On the other hand the political parties themselves, being simply vehicles for electoral mobilisation rather than political mobilisation, possessed no powers of constraint on the exercise of governmental power by their leaders.

The further result was a critical disconnect between the political leaders in government and the mass of their supporters, a disconnect which, for electoral purposes, could only be bridged by the sustained proffering of patronage. There is no country in the English-speaking Caribbean in which this is not the essential characteristic of the major political parties.

Herein lies the heart of the leadership paradox in Jamaica, as in Trinidad, as in every one of our Caribbean countries. Our leaders possess enormous amounts of legal and constitutional authority which they inherited when they took over the colonial model of governance. They are, in fact, our modern-day governors. The problem is that they are incapable of transforming such overwhelming authority into genuine political power, if we understand political power to be the ability to persuade and commit.

And the truth is that under conditions of independence, our governments, no matter how well-intentioned, no matter how ’strong’, will never be able to solve the kind of economic and social problems we have in the Caribbean without persuading the vast majority of citizens to commit themselves to the effort and the sacrifices necessary for the solutions which we need to work.

That is the paradox. So many powerful leaders possessing so little leadership capacity. For leadership capacity does not depend on oratorical skills, it does not depend on intellectual ability, it does not depend of innate goodness and it certainly does not depend on divine drunkenness.

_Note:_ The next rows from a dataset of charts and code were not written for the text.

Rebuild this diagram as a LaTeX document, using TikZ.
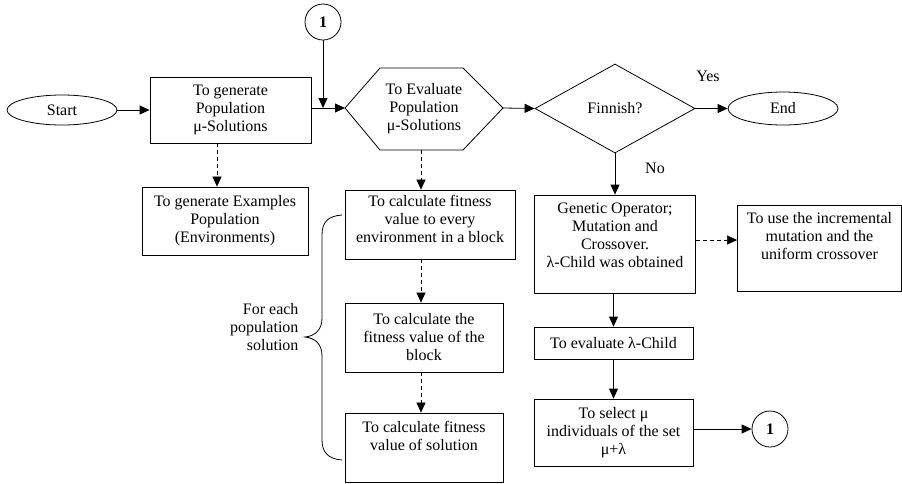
\documentclass[tikz,border=0pt]{standalone}
\usepackage{fontspec}
\setmainfont{Liberation Serif}
\newfontfamily\tnr{Liberation Serif}
\usetikzlibrary{arrows.meta,shapes.geometric}
\begin{document}
\begin{tikzpicture}[x=1pt,y=-1pt,
  every node/.style={font=\tnr\fontsize{16}{18}\selectfont},
  box/.style={draw,line width=0.8pt,align=center,inner sep=0pt},
  oval/.style={ellipse,draw,line width=0.8pt,inner sep=0pt},
  conn/.style={circle,draw,line width=0.8pt,inner sep=0pt,minimum size=36pt},
  arr/.style={line width=0.8pt,-{Triangle[length=10pt,width=9pt]}},
  darr/.style={line width=0.6pt,dash pattern=on 4pt off 3pt,-{Triangle[length=10pt,width=9pt]}}]
\useasboundingbox (0,0) rectangle (902,483);

% top row
\node[oval,minimum width=110pt,minimum height=30pt] (start) at (62,110) {Start};
\node[box,minimum width=161pt,minimum height=66pt] (gen1) at (230.5,110) {To generate\\Population\\μ-Solutions};
\node[conn] (c1) at (323,22) {\textbf{1}};

\coordinate (hl) at (345,108);
\coordinate (htl) at (380,68);
\coordinate (htr) at (463,68);
\coordinate (hr) at (503,108);
\coordinate (hbr) at (463,150);
\coordinate (hbl) at (380,150);
\coordinate (hb) at (421,150);
\draw[line width=0.8pt] (hl) -- (htl) -- (htr) -- (hr) -- (hbr) -- (hbl) -- cycle;
\node[align=center] (hex) at (424,109) {To Evaluate\\Population\\μ-Solutions};

\node[diamond,draw,line width=0.8pt,inner sep=0pt,minimum width=160pt,minimum height=89pt] (fin) at (615,108.5) {Finnish?};
\node[oval,minimum width=110pt,minimum height=33pt] (end) at (783,108.5) {End};
\node (yes) at (708,76) {Yes};
\node (no) at (655,168) {No};

% left column
\node[box,minimum width=166pt,minimum height=68pt] (ex) at (225,221) {To generate Examples\\Population\\(Environments)};

% middle column
\node[box,minimum width=170pt,minimum height=69pt] (fit1) at (430,224.5) {To calculate fitness\\value to every\\environment in a block\\[-12pt]\strut};
\node[box,minimum width=158pt,minimum height=69pt] (fit2) at (424,337.5) {To calculate the\\fitness value of the\\block};
\node[box,minimum width=158pt,minimum height=69pt] (fit3) at (424,447.5) {To calculate fitness\\value of solution\\\strut};

% right column
\node[box,minimum width=161pt,minimum height=98pt] (gop) at (615,244) {Genetic Operator;\\Mutation and\\Crossover.\\λ-Child was obtained\\[-6pt]\strut};
\node[box,minimum width=164pt,minimum height=86pt] (use) at (819.5,248) {To use the incremental\\mutation and the\\uniform crossover\\\strut};
\node[box,minimum width=159pt,minimum height=32pt] (evl) at (613.5,343) {To evaluate λ-Child};
\node[box,minimum width=159pt,minimum height=67pt] (sel) at (613.5,432.5) {To select μ\\individuals of the set\\μ+λ};
\node[conn] (c2) at (770,429) {\textbf{1}};

% brace
\coordinate (btip) at (305,337);
\draw[line width=0.8pt] (342,215) .. controls (328,216) and (322,222) .. (322,235) -- (322,318)
  .. controls (322,330) and (315,336) .. (btip)
  .. controls (315,338) and (322,344) .. (322,356) -- (322,440)
  .. controls (322,452) and (328,459) .. (342,460);
\node[align=right,anchor=east] (foreach) at (302,327) {For each\\population\\solution};

% connectors
\coordinate (j) at (323,108);
\coordinate (a1) at (217,0);
\coordinate (uarr) at (0,240);
\draw[arr] (start) -- (gen1);
\draw[arr] (gen1.east |- hl) -- (hl);
\draw[arr] (c1) -- (j);
\draw[arr] (hr) -- (fin.west);
\draw[arr] (fin) -- (end);
\draw[arr] (fin.south) -- (gop.north);
\draw[darr] (gop.east |- uarr) -- (use.west |- uarr);
\draw[arr] (gop.south -| evl.north) -- (evl.north);
\draw[arr] (evl.south) -- (sel.north);
\draw[arr] (sel.east |- c2) -- (c2.west);
\draw[darr] (a1 |- gen1.south) -- (a1 |- ex.north);
\draw[darr] (hb) -- (hb |- fit1.north);
\draw[darr] (hb |- fit1.south) -- (hb |- fit2.north);
\draw[darr] (hb |- fit2.south) -- (hb |- fit3.north);
\end{tikzpicture}
\end{document}
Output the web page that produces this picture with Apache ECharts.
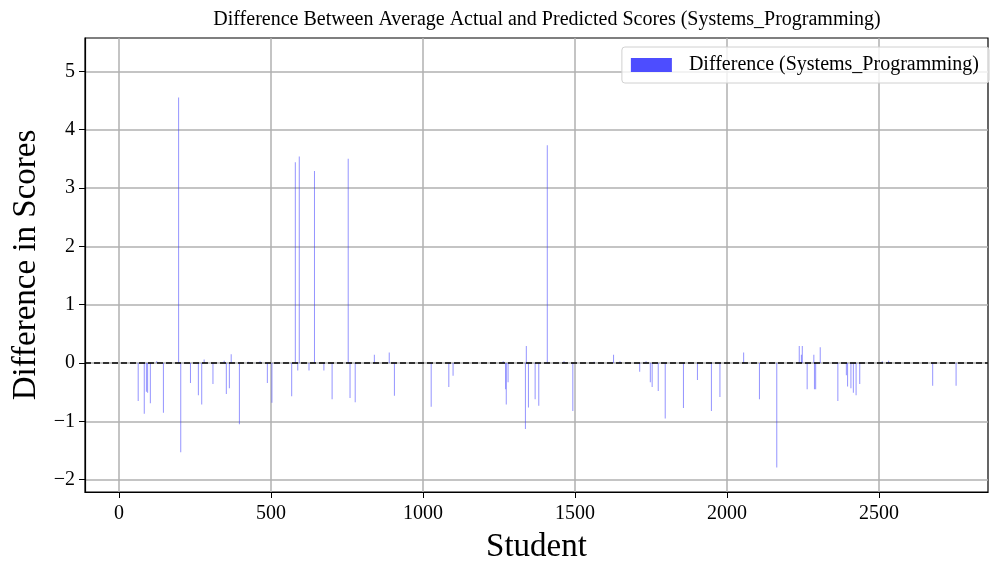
<!DOCTYPE html>
<html>
<head>
<meta charset="utf-8">
<script src="https://cdn.jsdelivr.net/npm/echarts@6/dist/echarts.min.js"></script>
<style>
  html, body { margin: 0; padding: 0; background: #fff; }
  #chart { width: 990px; height: 561px; }
</style>
</head>
<body>
<div id="chart"></div>
<script>
// student index of each visible bar
var students = [63, 83, 90, 94, 103, 124, 146, 196, 203, 235, 261, 272, 280, 309, 346, 353, 363, 369, 396, 425,
  464, 488, 503, 568, 580, 588, 593, 625, 643, 674, 701, 754, 760, 777, 840,
  889, 906, 1027, 1085, 1099, 1264, 1272, 1274, 1280, 1337, 1340, 1347, 1369, 1381, 1409,
  1464, 1493, 1563, 1627, 1648, 1713, 1734, 1748, 1754, 1774, 1797,
  1857, 1903, 1949, 1977, 2055, 2107, 2164, 2238, 2245, 2248, 2264, 2286, 2288, 2292, 2307,
  2365, 2393, 2397, 2408, 2416, 2425, 2437, 2511, 2532, 2677, 2754];
// actual minus predicted
var diffs = [-0.65, -0.87, -0.49, -0.51, -0.69, 0.03, -0.85, 4.55, -1.53, -0.34, -0.55, -0.71, 0.06, -0.36, 0.04, -0.53, -0.43, 0.15, -1.05, 0.02,
  0.03, -0.34, -0.68, -0.57, 3.44, -0.13, 3.54, -0.13, 3.29, -0.13, -0.62, 3.50, -0.60, -0.67, 0.14,
  0.18, -0.56, -0.75, -0.41, -0.22, 0.03, -0.45, -0.71, -0.33, -1.13, 0.29, -0.76, -0.62, -0.73, 3.73,
  0.03, -0.82, 0.02, 0.14, 0.03, -0.15, 0.03, -0.33, -0.41, -0.48, -0.95,
  -0.77, -0.29, -0.82, -0.58, 0.18, -0.62, -1.79, 0.29, 0.14, 0.29, -0.45, 0.14, -0.45, -0.45, 0.27,
  -0.65, -0.21, -0.40, -0.43, -0.51, -0.55, -0.36, 0.03, 0.04, -0.39, -0.39];
var xTicks = [0, 500, 1000, 1500, 2000, 2500];
var yTicks = [-2, -1, 0, 1, 2, 3, 4, 5];
var seriesName = 'Difference (Systems_Programming)';

var serif = '"Liberation Serif", "DejaVu Serif", serif';
var points = [];
for (var i = 0; i < students.length; i++) {
  points.push([students[i], diffs[i]]);
}

var chart = echarts.init(document.getElementById('chart'));
chart.setOption({
  animation: false,
  title: {
    text: 'Difference Between Average Actual and Predicted Scores (Systems_Programming)',
    left: 542,
    textAlign: 'center',
    top: 5,
    textStyle: { fontFamily: serif, fontSize: 20, fontWeight: 'normal', color: '#000' }
  },
  legend: {
    right: 1,
    top: 47,
    itemWidth: 41,
    itemHeight: 14,
    padding: [8, 10, 8, 9],
    borderColor: '#d0d0d0',
    borderWidth: 1,
    borderRadius: 3,
    backgroundColor: 'rgba(255,255,255,0.8)',
    textStyle: { fontFamily: serif, fontSize: 20, color: '#000', padding: [0, 0, 0, 12] },
    data: [{ name: seriesName, icon: 'rect', itemStyle: { color: '#4d4dff' } }]
  },
  grid: {
    left: 85, right: 2, top: 38, bottom: 69,
    outerBoundsMode: 'none',
    show: true, borderColor: '#000', borderWidth: 1.2, backgroundColor: 'transparent'
  },
  xAxis: {
    type: 'value',
    min: -112,
    max: 2859,
    name: 'Student',
    nameLocation: 'middle',
    nameGap: 39,
    nameTextStyle: { fontFamily: serif, fontSize: 33, color: '#000' },
    axisLine: { show: true, onZero: false, lineStyle: { color: '#000', width: 1.2 } },
    axisTick: { show: true, length: 6, customValues: xTicks, lineStyle: { color: '#000' } },
    axisLabel: {
      customValues: xTicks, fontFamily: serif, fontSize: 20, color: '#000', margin: 12,
      formatter: function (v) { return String(v); }
    },
    splitLine: { show: true, lineStyle: { color: '#b0b0b0', width: 1.5 } }
  },
  yAxis: {
    type: 'value',
    min: -2.21,
    max: 5.57,
    name: 'Difference in Scores',
    nameLocation: 'middle',
    nameGap: 39,
    nameTextStyle: { fontFamily: serif, fontSize: 33, color: '#000' },
    axisLine: { show: true, onZero: false, lineStyle: { color: '#000', width: 1.2 } },
    axisTick: { show: true, length: 6, customValues: yTicks, lineStyle: { color: '#000' } },
    axisLabel: {
      customValues: yTicks, fontFamily: serif, fontSize: 20, color: '#000', margin: 10,
      formatter: function (v) { return v < 0 ? '\u2212' + Math.abs(v) : String(v); }
    },
    splitLine: { show: true, lineStyle: { color: '#b0b0b0', width: 1.5 } }
  },
  series: [{
    name: seriesName,
    type: 'bar',
    barWidth: 1,
    itemStyle: { color: 'rgba(60,60,255,0.55)' },
    data: points,
    markLine: {
      silent: true,
      symbol: 'none',
      label: { show: false },
      lineStyle: { color: '#000', type: [6, 3], width: 1.5 },
      data: [{ yAxis: 0 }]
    }
  }]
});
</script>
</body>
</html>
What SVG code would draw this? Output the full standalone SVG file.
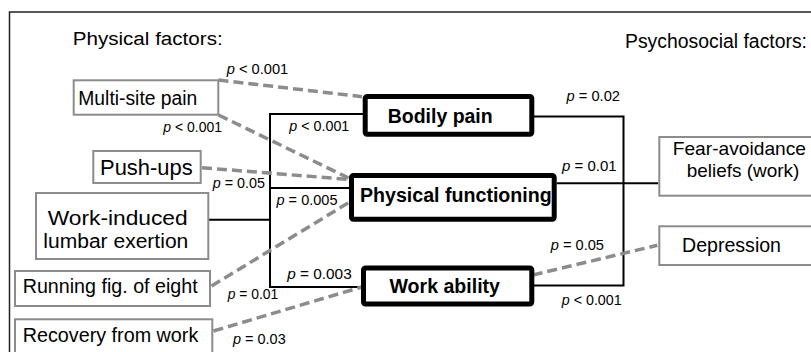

Leadership capacity depends on the existence and maintenance of institutions of political information, consultation and exchange between leaders and supporters which, when used in a genuine way and on a sustained basis, allows the leaders to time and space to persuade and commit. In short it depends on the existence of genuine political parties rather than election mobilisation outfits.

I am not familiar enough with Jamaica to hazard a guess as to what will happen there. Here in Trinidad however all the signs point to a total collapse of the old politics and with it the old political parties. That eventuality surely must present us with a golden opportunity to fashion new institutions of leadership.